O'Mahony gives Colin Firth a run for his money in the role of Darcy, even without having to drag himself out of a lake in a wet shirt. The gold standard for the Elizabeth Bennet portrayal these days belongs to the austere yet fiery Anna Maxwell Martin, who appeared in the imaginative mystery thriller, Death Comes to Pemberley, the television adaption of the sequel penned by P.D. James, that first aired a little over a year ago. Quinn is, in comparison, a trifle too dizzy.
Yet she is quietly moving in the scenes of sisterhood.
Lizzy's three younger sisters are royal pains. The solidarity, however, between Lizzy and her lovely, noble-hearted sister Jane (Aoibhín Garrihy), and between Lizzy and her slightly awkward friend Charlotte (Maeve Fitzgerald) form the emotional and moral core of the play. Garrihy is absolutely perfect as Jane, and Fitzgerald turns in a finely nuanced performance, both comic and touching.
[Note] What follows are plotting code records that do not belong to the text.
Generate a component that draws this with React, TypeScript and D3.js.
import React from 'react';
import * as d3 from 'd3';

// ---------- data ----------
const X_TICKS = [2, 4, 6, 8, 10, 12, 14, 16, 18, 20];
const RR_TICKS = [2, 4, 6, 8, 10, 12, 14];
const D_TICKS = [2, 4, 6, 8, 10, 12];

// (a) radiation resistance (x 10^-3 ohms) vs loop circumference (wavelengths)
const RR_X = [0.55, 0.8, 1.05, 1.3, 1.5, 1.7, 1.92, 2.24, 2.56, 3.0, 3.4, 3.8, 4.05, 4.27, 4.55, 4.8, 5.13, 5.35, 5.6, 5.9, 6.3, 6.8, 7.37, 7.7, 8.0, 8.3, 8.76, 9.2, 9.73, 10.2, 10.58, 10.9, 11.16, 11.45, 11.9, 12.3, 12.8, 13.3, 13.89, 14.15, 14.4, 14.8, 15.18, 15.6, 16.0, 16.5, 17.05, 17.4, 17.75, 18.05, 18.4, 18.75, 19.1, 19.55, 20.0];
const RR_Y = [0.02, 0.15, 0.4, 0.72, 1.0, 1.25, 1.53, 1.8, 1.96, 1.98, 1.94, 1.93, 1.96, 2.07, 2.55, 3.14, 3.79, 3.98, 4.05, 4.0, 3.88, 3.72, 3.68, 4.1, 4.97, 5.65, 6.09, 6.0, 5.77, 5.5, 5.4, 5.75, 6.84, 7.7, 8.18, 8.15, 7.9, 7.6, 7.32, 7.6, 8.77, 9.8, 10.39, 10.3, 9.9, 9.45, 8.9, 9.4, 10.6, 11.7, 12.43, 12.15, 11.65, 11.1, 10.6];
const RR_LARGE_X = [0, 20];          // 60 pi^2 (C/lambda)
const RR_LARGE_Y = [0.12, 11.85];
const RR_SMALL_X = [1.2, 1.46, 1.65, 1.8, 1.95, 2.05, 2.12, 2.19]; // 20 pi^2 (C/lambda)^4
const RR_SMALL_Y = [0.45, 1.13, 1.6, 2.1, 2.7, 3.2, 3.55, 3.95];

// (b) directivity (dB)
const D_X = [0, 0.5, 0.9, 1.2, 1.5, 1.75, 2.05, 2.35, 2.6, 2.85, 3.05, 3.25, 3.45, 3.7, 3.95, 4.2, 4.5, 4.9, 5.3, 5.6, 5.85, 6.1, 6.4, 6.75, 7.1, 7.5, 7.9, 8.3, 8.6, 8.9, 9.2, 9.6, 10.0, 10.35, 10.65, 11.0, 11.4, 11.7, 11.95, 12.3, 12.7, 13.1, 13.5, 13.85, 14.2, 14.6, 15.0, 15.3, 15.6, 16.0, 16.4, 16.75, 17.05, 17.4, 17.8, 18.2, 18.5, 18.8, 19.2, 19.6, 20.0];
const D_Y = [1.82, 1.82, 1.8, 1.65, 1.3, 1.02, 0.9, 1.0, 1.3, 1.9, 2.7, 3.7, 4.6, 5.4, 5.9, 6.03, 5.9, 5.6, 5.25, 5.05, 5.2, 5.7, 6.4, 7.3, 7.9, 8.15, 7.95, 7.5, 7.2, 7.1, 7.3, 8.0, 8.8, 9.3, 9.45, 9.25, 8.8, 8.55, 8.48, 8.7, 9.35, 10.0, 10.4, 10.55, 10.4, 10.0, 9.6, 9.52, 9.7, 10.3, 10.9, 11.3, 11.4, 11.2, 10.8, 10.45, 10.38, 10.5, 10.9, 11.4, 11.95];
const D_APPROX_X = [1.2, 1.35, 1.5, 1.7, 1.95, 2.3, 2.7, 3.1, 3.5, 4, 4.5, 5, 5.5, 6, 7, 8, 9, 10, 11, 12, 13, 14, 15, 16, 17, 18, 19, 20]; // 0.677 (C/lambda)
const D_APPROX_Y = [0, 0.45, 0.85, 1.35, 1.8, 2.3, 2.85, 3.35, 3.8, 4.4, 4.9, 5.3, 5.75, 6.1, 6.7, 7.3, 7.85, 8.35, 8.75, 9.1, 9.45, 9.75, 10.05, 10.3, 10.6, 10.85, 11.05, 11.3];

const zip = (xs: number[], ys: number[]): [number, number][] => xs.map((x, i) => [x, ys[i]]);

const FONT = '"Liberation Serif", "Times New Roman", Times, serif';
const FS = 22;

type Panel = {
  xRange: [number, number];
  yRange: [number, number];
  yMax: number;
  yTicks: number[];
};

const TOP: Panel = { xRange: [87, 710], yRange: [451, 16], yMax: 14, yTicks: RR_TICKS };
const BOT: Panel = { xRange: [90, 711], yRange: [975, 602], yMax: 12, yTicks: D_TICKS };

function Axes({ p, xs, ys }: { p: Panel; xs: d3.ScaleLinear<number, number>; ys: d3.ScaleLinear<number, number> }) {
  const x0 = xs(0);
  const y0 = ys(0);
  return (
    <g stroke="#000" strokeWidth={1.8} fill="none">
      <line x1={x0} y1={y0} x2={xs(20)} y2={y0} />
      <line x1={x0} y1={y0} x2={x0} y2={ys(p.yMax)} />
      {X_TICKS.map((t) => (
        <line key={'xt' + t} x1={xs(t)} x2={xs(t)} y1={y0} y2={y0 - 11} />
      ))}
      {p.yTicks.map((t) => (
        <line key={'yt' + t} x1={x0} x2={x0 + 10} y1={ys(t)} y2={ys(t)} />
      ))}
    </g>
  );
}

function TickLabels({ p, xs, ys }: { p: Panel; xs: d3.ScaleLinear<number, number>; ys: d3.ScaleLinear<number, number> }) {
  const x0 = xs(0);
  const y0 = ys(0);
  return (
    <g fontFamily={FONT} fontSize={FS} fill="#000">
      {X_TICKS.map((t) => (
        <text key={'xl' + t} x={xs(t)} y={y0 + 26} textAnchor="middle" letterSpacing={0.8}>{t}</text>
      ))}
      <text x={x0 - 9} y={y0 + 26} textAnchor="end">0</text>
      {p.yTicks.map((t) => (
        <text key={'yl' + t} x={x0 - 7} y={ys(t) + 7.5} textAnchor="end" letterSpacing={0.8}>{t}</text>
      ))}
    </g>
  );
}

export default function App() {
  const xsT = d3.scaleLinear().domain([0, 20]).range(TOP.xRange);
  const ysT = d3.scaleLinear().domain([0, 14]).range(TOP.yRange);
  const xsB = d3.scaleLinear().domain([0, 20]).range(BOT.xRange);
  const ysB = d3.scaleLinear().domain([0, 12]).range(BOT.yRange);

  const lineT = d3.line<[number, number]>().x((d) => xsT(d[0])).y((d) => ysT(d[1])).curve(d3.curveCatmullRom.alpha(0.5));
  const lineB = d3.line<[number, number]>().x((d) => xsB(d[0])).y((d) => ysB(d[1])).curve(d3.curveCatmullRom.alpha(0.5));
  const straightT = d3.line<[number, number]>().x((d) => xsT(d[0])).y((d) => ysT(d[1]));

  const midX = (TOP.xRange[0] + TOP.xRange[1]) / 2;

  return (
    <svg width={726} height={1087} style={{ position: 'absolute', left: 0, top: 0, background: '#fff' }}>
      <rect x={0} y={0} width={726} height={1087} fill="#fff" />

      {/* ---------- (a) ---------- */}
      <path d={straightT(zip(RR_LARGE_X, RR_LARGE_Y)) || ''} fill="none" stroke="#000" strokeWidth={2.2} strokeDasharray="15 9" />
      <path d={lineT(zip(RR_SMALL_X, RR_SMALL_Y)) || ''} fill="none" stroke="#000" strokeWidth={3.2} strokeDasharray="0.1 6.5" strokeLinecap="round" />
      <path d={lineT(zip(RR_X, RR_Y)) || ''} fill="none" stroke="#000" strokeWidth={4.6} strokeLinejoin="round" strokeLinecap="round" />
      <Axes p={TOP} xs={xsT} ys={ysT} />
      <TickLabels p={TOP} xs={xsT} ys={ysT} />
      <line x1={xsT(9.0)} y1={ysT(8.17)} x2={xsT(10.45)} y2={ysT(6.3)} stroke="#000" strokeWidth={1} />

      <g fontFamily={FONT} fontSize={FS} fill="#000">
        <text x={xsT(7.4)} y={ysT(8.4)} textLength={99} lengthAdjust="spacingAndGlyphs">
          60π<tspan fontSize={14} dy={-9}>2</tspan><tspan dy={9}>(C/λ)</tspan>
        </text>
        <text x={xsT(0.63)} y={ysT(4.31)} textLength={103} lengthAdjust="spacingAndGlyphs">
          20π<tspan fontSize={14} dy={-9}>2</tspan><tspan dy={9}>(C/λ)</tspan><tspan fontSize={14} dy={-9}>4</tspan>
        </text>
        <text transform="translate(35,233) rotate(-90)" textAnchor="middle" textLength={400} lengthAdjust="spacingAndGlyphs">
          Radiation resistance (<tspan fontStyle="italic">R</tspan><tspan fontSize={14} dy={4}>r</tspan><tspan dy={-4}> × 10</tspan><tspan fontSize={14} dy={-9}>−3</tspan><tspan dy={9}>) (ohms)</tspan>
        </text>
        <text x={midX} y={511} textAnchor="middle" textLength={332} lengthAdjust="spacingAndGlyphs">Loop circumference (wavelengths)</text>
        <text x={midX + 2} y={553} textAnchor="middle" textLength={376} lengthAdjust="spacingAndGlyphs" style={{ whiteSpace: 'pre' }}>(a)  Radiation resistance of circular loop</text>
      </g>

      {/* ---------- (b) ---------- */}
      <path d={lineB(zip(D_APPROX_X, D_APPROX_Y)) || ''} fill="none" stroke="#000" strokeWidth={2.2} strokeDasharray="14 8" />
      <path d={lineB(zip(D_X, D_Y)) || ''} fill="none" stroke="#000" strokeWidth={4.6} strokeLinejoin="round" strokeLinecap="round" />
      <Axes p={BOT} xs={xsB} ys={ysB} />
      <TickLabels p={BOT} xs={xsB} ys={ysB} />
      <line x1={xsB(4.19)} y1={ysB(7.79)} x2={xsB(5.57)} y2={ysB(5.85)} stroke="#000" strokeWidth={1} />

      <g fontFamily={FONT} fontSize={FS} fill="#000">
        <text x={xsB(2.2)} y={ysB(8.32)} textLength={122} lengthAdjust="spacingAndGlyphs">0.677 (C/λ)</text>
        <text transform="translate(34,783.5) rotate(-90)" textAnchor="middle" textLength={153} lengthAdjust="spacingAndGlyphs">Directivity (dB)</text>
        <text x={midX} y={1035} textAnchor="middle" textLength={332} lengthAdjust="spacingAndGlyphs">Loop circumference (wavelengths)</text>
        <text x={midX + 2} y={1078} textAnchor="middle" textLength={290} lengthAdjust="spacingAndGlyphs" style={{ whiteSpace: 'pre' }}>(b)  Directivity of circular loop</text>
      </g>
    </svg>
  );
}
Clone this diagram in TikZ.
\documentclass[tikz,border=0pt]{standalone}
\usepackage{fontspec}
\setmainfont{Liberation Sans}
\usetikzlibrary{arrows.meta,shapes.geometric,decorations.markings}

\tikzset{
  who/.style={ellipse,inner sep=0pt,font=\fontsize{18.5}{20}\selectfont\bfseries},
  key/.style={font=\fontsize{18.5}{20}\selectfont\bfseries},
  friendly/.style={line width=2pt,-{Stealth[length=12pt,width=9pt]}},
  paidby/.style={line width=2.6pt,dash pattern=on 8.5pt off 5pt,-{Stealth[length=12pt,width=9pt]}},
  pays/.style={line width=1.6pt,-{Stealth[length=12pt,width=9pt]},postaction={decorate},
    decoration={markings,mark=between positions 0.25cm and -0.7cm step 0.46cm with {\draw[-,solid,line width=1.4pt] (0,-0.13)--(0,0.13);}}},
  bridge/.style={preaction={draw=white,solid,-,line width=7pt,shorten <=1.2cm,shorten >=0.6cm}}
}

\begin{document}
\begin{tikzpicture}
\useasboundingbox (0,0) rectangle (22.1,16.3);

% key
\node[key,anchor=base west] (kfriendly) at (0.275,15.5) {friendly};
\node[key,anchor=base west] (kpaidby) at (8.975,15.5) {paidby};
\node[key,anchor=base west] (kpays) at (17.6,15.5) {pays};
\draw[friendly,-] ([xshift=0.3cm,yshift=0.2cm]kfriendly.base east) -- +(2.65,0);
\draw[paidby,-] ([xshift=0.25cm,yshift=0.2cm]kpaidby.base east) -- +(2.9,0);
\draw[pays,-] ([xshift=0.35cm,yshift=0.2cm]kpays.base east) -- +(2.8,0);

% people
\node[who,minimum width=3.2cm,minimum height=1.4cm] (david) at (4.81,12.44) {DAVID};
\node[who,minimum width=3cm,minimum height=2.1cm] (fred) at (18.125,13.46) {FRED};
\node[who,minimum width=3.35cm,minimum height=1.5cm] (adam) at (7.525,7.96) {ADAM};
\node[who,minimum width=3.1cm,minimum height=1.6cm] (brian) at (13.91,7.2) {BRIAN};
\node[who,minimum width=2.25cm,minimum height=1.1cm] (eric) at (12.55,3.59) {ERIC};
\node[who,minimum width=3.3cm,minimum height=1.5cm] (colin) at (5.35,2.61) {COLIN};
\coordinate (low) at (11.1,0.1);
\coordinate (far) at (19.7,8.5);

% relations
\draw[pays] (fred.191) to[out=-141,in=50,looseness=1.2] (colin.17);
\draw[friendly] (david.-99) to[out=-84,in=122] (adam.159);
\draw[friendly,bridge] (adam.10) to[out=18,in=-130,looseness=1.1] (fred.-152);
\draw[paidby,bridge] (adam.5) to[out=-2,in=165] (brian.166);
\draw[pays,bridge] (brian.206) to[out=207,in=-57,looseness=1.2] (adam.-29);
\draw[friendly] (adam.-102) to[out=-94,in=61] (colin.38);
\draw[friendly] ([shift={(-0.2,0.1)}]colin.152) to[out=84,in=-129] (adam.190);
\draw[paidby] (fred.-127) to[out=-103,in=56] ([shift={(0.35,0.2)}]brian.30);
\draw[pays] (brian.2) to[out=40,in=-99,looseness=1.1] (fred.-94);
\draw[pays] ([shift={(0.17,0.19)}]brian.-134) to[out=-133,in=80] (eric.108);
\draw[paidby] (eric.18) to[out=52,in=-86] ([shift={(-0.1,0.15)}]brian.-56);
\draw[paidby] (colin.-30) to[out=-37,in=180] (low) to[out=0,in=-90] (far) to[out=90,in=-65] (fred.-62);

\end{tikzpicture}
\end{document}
Opening tonight and running through March 14th at the Hong Kong Arts Festival is yet another amusing representation of sisterhood. Christopher Wheeldon's Cinderella - created for both the Dutch National Ballet and San Francisco Ballet (reviewed here) and presented in Hong Kong by the Dutch National - creates vivid characters for his heroine's stepsisters, beyond the usual cartoonish roles, and resolves the tension between Cinderella and her stepsisters very neatly at the end.